Instructions to follow ::
Write out the entries below once more, exactly, with the pictures left out.

--- start of Given information ---

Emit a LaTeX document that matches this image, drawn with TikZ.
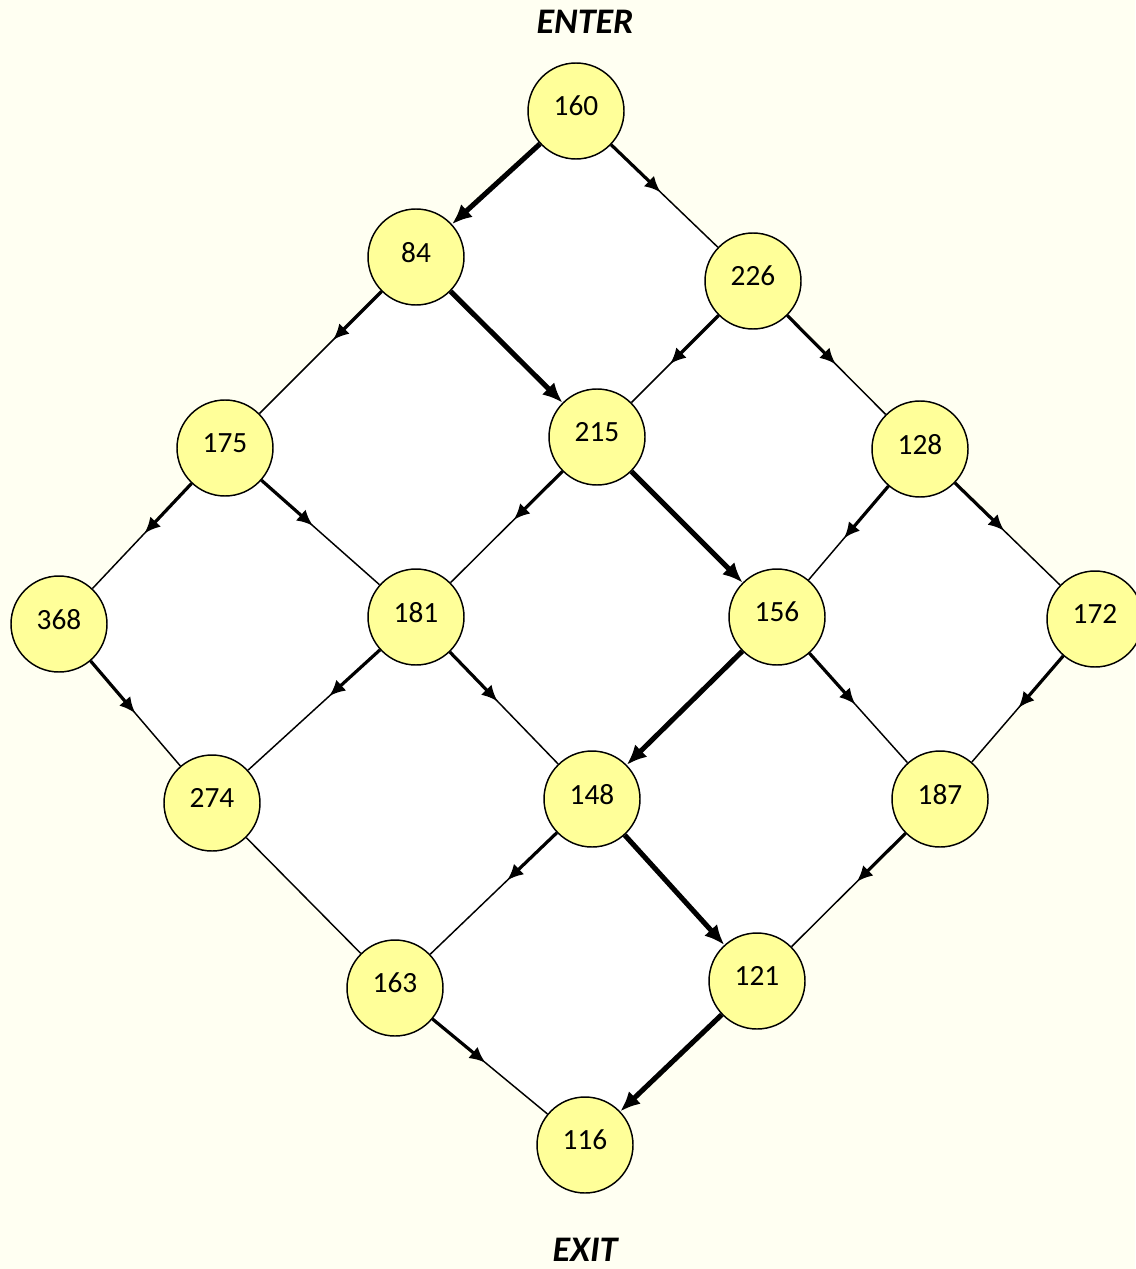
\documentclass[tikz,border=0pt]{standalone}
\usepackage{fontspec}
\setmainfont{Carlito}
\usetikzlibrary{arrows.meta,calc,backgrounds}
\definecolor{cream}{HTML}{FFFFF2}
\definecolor{nodey}{HTML}{FFFF99}
\tikzset{
  num/.style={circle,draw=black,line width=1.1pt,fill=nodey,minimum size=72pt,inner sep=0pt,
    font=\fontsize{22}{26}\selectfont,text depth=7.5pt},
  title/.style={inner sep=0pt,font=\fontsize{27}{32}\selectfont\bfseries\itshape},
  edgeline/.style={line width=1.1pt},
  seg/.style={line width=2.4pt,-{Latex[length=12pt,width=11pt]}},
  pathedge/.style={line width=3.8pt,-{Latex[length=15pt,width=13pt]}}
}
\newcommand{\arc}[2]{\draw[edgeline] (#1) -- (#2);\draw[seg] (#1) -- ($(#1)!88pt!(#2)$);}
\begin{document}
\begin{tikzpicture}[x=0.75pt,y=-0.75pt]
\useasboundingbox (0,0) rectangle (1135,1269);
\node[num] (n160) at (576,111) {160};
\node[num] (n84) at (416,257) {84};
\node[num] (n226) at (753,281) {226};
\node[num] (n175) at (225,448) {175};
\node[num] (n215) at (597,437) {215};
\node[num] (n128) at (920,449) {128};
\node[num] (n368) at (59,624) {368};
\node[num] (n181) at (416,617) {181};
\node[num] (n156) at (777,617) {156};
\node[num] (n172) at (1095,619) {172};
\node[num] (n274) at (212,803) {274};
\node[num] (n148) at (592,799) {148};
\node[num] (n187) at (940,799) {187};
\node[num] (n163) at (395,988) {163};
\node[num] (n121) at (757,981) {121};
\node[num] (n116) at (585,1145) {116};
\node[title] (enter) at (585,22) {ENTER};
\node[title] (exit) at (585,1250) {EXIT};
\begin{pgfonlayer}{background}
\fill[cream] (0,0) rectangle (1135,1269);
\fill[white] (n160.center) -- (n226.center) -- (n128.center) -- (n172.center) -- (n187.center)
  -- (n121.center) -- (n116.center) -- (n163.center) -- (n274.center) -- (n368.center)
  -- (n175.center) -- (n84.center) -- cycle;
\end{pgfonlayer}
% bold path
\draw[pathedge] (n160) -- (n84);
\draw[pathedge] (n84) -- (n215);
\draw[pathedge] (n215) -- (n156);
\draw[pathedge] (n156) -- (n148);
\draw[pathedge] (n148) -- (n121);
\draw[pathedge] (n121) -- (n116);
% thin edges
\arc{n160}{n226}
\arc{n84}{n175}
\arc{n226}{n215}
\arc{n226}{n128}
\arc{n175}{n368}
\arc{n175}{n181}
\arc{n215}{n181}
\arc{n128}{n156}
\arc{n128}{n172}
\arc{n368}{n274}
\arc{n181}{n274}
\arc{n181}{n148}
\arc{n156}{n187}
\arc{n172}{n187}
\draw[edgeline] (n274) -- (n163);
\arc{n148}{n163}
\arc{n187}{n121}
\arc{n163}{n116}
\end{tikzpicture}
\end{document}
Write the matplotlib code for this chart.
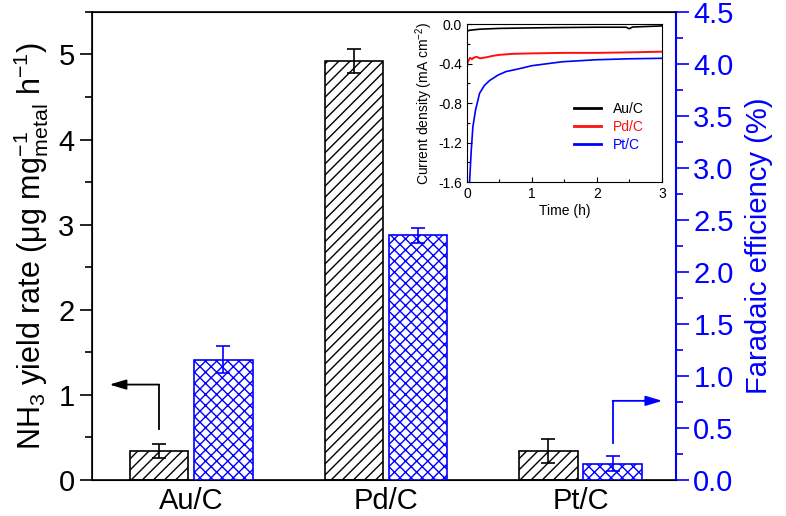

--- end of Given information ---

Exercise response ::
Emit a LaTeX document that matches this image, drawn with TikZ.
\documentclass[tikz,border=0pt]{standalone}
\usepackage{fontspec}
\setmainfont{Carlito}
\usetikzlibrary{arrows.meta,calc,backgrounds}
\definecolor{cream}{HTML}{FFFFF2}
\definecolor{nodey}{HTML}{FFFF99}
\tikzset{
  num/.style={circle,draw=black,line width=1.1pt,fill=nodey,minimum size=72pt,inner sep=0pt,
    font=\fontsize{22}{26}\selectfont,text depth=7.5pt},
  title/.style={inner sep=0pt,font=\fontsize{27}{32}\selectfont\bfseries\itshape},
  edgeline/.style={line width=1.1pt},
  seg/.style={line width=2.4pt,-{Latex[length=12pt,width=11pt]}},
  pathedge/.style={line width=3.8pt,-{Latex[length=15pt,width=13pt]}}
}
\newcommand{\arc}[2]{\draw[edgeline] (#1) -- (#2);\draw[seg] (#1) -- ($(#1)!88pt!(#2)$);}
\begin{document}
\begin{tikzpicture}[x=0.75pt,y=-0.75pt]
\useasboundingbox (0,0) rectangle (1135,1269);
\node[num] (n160) at (576,111) {160};
\node[num] (n84) at (416,257) {84};
\node[num] (n226) at (753,281) {226};
\node[num] (n175) at (225,448) {175};
\node[num] (n215) at (597,437) {215};
\node[num] (n128) at (920,449) {128};
\node[num] (n368) at (59,624) {368};
\node[num] (n181) at (416,617) {181};
\node[num] (n156) at (777,617) {156};
\node[num] (n172) at (1095,619) {172};
\node[num] (n274) at (212,803) {274};
\node[num] (n148) at (592,799) {148};
\node[num] (n187) at (940,799) {187};
\node[num] (n163) at (395,988) {163};
\node[num] (n121) at (757,981) {121};
\node[num] (n116) at (585,1145) {116};
\node[title] (enter) at (585,22) {ENTER};
\node[title] (exit) at (585,1250) {EXIT};
\begin{pgfonlayer}{background}
\fill[cream] (0,0) rectangle (1135,1269);
\fill[white] (n160.center) -- (n226.center) -- (n128.center) -- (n172.center) -- (n187.center)
  -- (n121.center) -- (n116.center) -- (n163.center) -- (n274.center) -- (n368.center)
  -- (n175.center) -- (n84.center) -- cycle;
\end{pgfonlayer}
% bold path
\draw[pathedge] (n160) -- (n84);
\draw[pathedge] (n84) -- (n215);
\draw[pathedge] (n215) -- (n156);
\draw[pathedge] (n156) -- (n148);
\draw[pathedge] (n148) -- (n121);
\draw[pathedge] (n121) -- (n116);
% thin edges
\arc{n160}{n226}
\arc{n84}{n175}
\arc{n226}{n215}
\arc{n226}{n128}
\arc{n175}{n368}
\arc{n175}{n181}
\arc{n215}{n181}
\arc{n128}{n156}
\arc{n128}{n172}
\arc{n368}{n274}
\arc{n181}{n274}
\arc{n181}{n148}
\arc{n156}{n187}
\arc{n172}{n187}
\draw[edgeline] (n274) -- (n163);
\arc{n148}{n163}
\arc{n187}{n121}
\arc{n163}{n116}
\end{tikzpicture}
\end{document}
Write the matplotlib code for this chart.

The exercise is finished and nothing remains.